Arriving when he did, Brown found himself in the heart of the burgeoning Harlem Renaissance, in the words of Joyce Moore Turner a period of "re-imaging, re-resisting, re-inspiring, re-visioning, and re-formulating philosophical constructs by peoples of the African Diaspora" into which Brown's "religious and political liberal perspectives" became naturally woven. Within this radical milieu, Brown "anchored his ministry in Unitarianism as he had always intended, but with a humanist rationale, a socialist tilt and an anti-colonialism stance".

Brown founded the Harlem Community Church at 149 West 136th Street. In 1928, it became the Hubert Harrison Memorial Church (after Hubert Harrison, who had died the previous year).
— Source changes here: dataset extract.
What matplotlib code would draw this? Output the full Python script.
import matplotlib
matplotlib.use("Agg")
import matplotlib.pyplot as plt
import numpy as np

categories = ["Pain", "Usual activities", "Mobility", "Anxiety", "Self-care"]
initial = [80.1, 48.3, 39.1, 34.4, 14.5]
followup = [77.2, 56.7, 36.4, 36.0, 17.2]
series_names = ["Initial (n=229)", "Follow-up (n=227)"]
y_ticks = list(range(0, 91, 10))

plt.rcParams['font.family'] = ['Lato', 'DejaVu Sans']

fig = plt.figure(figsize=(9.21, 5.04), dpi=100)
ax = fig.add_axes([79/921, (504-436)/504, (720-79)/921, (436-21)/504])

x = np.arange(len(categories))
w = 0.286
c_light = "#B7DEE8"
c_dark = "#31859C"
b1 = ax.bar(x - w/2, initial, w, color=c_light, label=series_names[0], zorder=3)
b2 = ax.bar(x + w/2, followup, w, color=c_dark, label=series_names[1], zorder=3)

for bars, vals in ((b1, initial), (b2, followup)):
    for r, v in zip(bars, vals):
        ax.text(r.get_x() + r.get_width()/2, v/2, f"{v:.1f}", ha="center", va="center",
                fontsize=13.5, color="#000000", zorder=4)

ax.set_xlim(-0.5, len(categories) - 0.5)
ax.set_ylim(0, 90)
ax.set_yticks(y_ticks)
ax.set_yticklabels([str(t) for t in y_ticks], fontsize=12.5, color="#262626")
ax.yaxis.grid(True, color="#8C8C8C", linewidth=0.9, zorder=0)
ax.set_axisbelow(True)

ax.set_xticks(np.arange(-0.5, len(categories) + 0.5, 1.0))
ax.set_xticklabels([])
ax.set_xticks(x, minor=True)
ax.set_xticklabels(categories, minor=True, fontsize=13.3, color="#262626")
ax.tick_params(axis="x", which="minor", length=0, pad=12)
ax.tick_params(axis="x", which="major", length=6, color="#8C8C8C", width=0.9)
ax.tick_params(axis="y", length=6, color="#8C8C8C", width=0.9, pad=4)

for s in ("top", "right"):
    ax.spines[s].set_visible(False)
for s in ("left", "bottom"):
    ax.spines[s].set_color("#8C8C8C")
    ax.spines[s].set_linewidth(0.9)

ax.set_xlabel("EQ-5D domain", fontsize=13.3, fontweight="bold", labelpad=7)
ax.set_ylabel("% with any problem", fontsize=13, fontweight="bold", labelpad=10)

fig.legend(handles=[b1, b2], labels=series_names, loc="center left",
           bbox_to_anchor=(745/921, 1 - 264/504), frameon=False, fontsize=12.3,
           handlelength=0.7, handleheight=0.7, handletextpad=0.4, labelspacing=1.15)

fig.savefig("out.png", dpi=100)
In 1937, it became The Harlem Unitarian Church.

== Activism and community work ==
As well as working to develop his church, Brown became an active participant in addressing the social and political issues of his community. This built on his efforts while still in Jamaica, where he had been founder and first president of the Montego Bay Literary and Debating Society, as well as helping to organize two civil rights organizations: the Negro Progressive Association and the Liberal Association in Kingston.

In Harlem, Brown's founding congregants included West Indian activists W. A. Domingo, Frank Crosswaith, Grace P. Campbell and Richard B. Moore. The church fore-fronted debate and discussion, hosting many radical speakers and addressing a range of topics. Brown delivered sermons on subjects including: "Christianity, Atheism, Agnosticism and Humanism", "Science and Philosophy", "Police Brutality in Harlem", and "Building the Church of Tomorrow". Crosswaith, Domingo, Campbell, and Moore, all made presentations there, as did Hodge Kirnon (who spoke on the work of writers including Claude McKay, Countee Cullen, and Langston Hughes). Topics debated included the value of religion in addressing real-world problems, asking "Is Religion a Vital Factor in Human Progress?" and "Can Christianity Solve the Race Problem?".
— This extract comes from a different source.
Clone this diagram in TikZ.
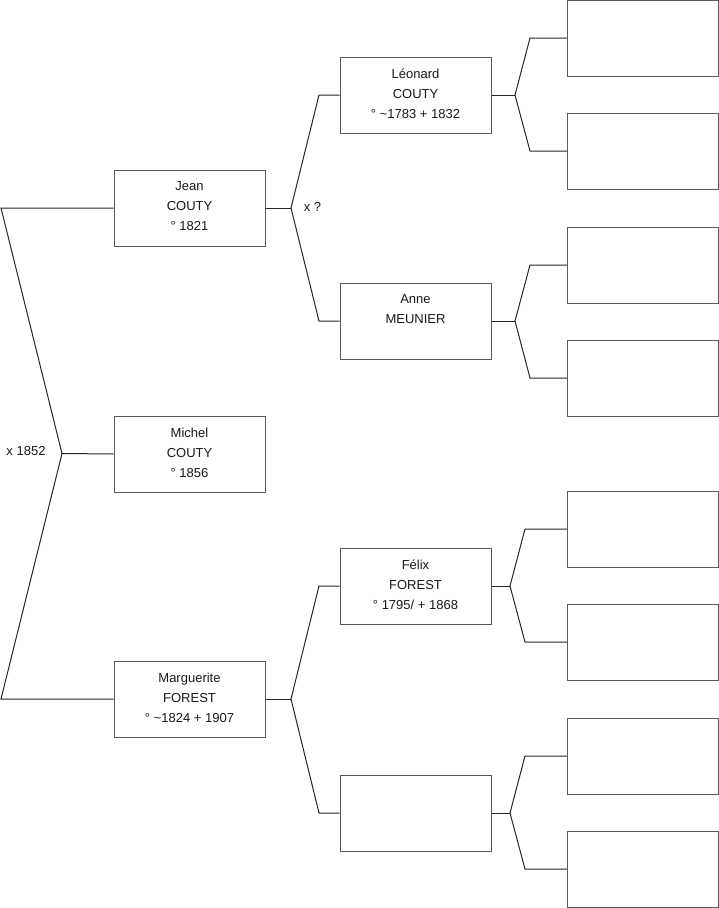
\documentclass[tikz,border=0pt]{standalone}
\usepackage{fontspec}
\setmainfont{Liberation Sans}
\begin{document}
\begin{tikzpicture}[x=1pt,y=-1pt,
  box/.style={draw=black!65,line width=1pt,minimum width=151pt,minimum height=76pt,inner sep=0pt,fill=white},
  txt/.style={anchor=north,align=center,inner sep=0pt,font=\fontsize{13}{20}\selectfont,text=black!90},
  lbl/.style={inner sep=0pt,font=\fontsize{13}{15}\selectfont,text=black!90},
  link/.style={draw=black!85,line width=1pt}]
\useasboundingbox (0,0) rectangle (719,908);
% column 1
\node[box] (jean) at (189.5,208) {};
\node[box] (michel) at (189.5,454) {};
\node[box] (marg) at (189.5,699) {};
% column 2
\node[box] (leo) at (415.5,95) {};
\node[box] (anne) at (415.5,321) {};
\node[box] (felix) at (415.5,586) {};
\node[box] (e2) at (415.5,813) {};
% column 3
\node[box] (r1) at (642.75,38) {};
\node[box] (r2) at (642.75,151) {};
\node[box] (r3) at (642.75,265) {};
\node[box] (r4) at (642.75,378) {};
\node[box] (r5) at (642.75,529) {};
\node[box] (r6) at (642.75,642) {};
\node[box] (r7) at (642.75,756) {};
\node[box] (r8) at (642.75,869) {};
% texts
\node[txt] (tjean) at ([yshift=-12pt]jean.north) {Jean\\COUTY\\° 1821};
\node[txt] (tmichel) at ([yshift=-12pt]michel.north) {Michel\\COUTY\\° 1856};
\node[txt] (tmarg) at ([yshift=-12pt]marg.north) {Marguerite\\FOREST\\° \textasciitilde1824 + 1907};
\node[txt] (tleo) at ([yshift=-12pt]leo.north) {Léonard\\COUTY\\° \textasciitilde1783 + 1832};
\node[txt] (tanne) at ([yshift=-12pt]anne.north) {Anne\\MEUNIER};
\node[txt] (tfelix) at ([yshift=-12pt]felix.north) {Félix\\FOREST\\° 1795/ + 1868};
% fork coordinates
\coordinate (v0) at (62,453.5);
\coordinate (a0) at (1,208);
\coordinate (b0) at (1,699);
\coordinate (v1) at (291,208);
\coordinate (a1) at (319,95);
\coordinate (b1) at (319,321);
\coordinate (v2) at (291,699);
\coordinate (a2) at (319,586);
\coordinate (b2) at (319,813);
\coordinate (v3) at (515,95);
\coordinate (a3) at (530,38);
\coordinate (b3) at (530,151);
\coordinate (v4) at (515,321);
\coordinate (a4) at (530,265);
\coordinate (b4) at (530,378);
\coordinate (v5) at (510,586);
\coordinate (a5) at (525,529);
\coordinate (b5) at (525,642);
\coordinate (v6) at (510,813);
\coordinate (a6) at (525,756);
\coordinate (b6) at (525,869);
% links
\draw[link] (michel.west) -- (v0);
\draw[link] (jean.west) -- (a0) -- (v0) -- (b0) -- (marg.west);
\draw[link] (jean.east) -- (v1);
\draw[link] (leo.west) -- (a1) -- (v1) -- (b1) -- (anne.west);
\draw[link] (marg.east) -- (v2);
\draw[link] (felix.west) -- (a2) -- (v2) -- (b2) -- (e2.west);
\draw[link] (leo.east) -- (v3);
\draw[link] (r1.west) -- (a3) -- (v3) -- (b3) -- (r2.west);
\draw[link] (anne.east) -- (v4);
\draw[link] (r3.west) -- (a4) -- (v4) -- (b4) -- (r4.west);
\draw[link] (felix.east) -- (v5);
\draw[link] (r5.west) -- (a5) -- (v5) -- (b5) -- (r6.west);
\draw[link] (e2.east) -- (v6);
\draw[link] (r7.west) -- (a6) -- (v6) -- (b6) -- (r8.west);
% labels
\node[lbl] (l1852) at (26,451.5) {x 1852};
\node[lbl] (lq) at (312.5,207) {x ?};
\end{tikzpicture}
\end{document}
Brown's activism was interwoven with his ministry, but he was also actively involved in wider efforts for civil rights and racial progress. He founded, with Domingo and others, the Jamaica Progressive League (which "set in motion the movement for self-government on the island of Jamaica"), and chaired the British Jamaican Benevolent Association. He was also vice-president of the Federation of Jamaican Organizations.

== Death and legacy ==
Despite struggling for many years with Unitarian leadership, and suffering financially for much of his life, at 65, Brown became eligible for a pension. This he received until his death in 1956. Writing in 2008, Juan M. Floyd-Thomas wrote of Brown and his church that:From its humble beginnings in 1920 until its dissolution in 1956, the HUC provided all interested parties in Harlem with an extraordinary venue in which to engage in open debate, social activism, and spiritual awakening through a radical brand of Black Christianity deeply infused with humanist principles.Brown's papers are held today by the Schomburg Center for Research in Black Culture, at the New York Public Library, which writes:Egbert Ethelred Brown maintained a forum for debate and a social and spiritual gathering place for Afro-Americans and Afro-Caribbeans for more than thirty years; through the Harlem Renaissance, the Depression, World War II and the early 1950's. Among his accomplishments, he endorsed the politicization of his community and interdenominational harmony.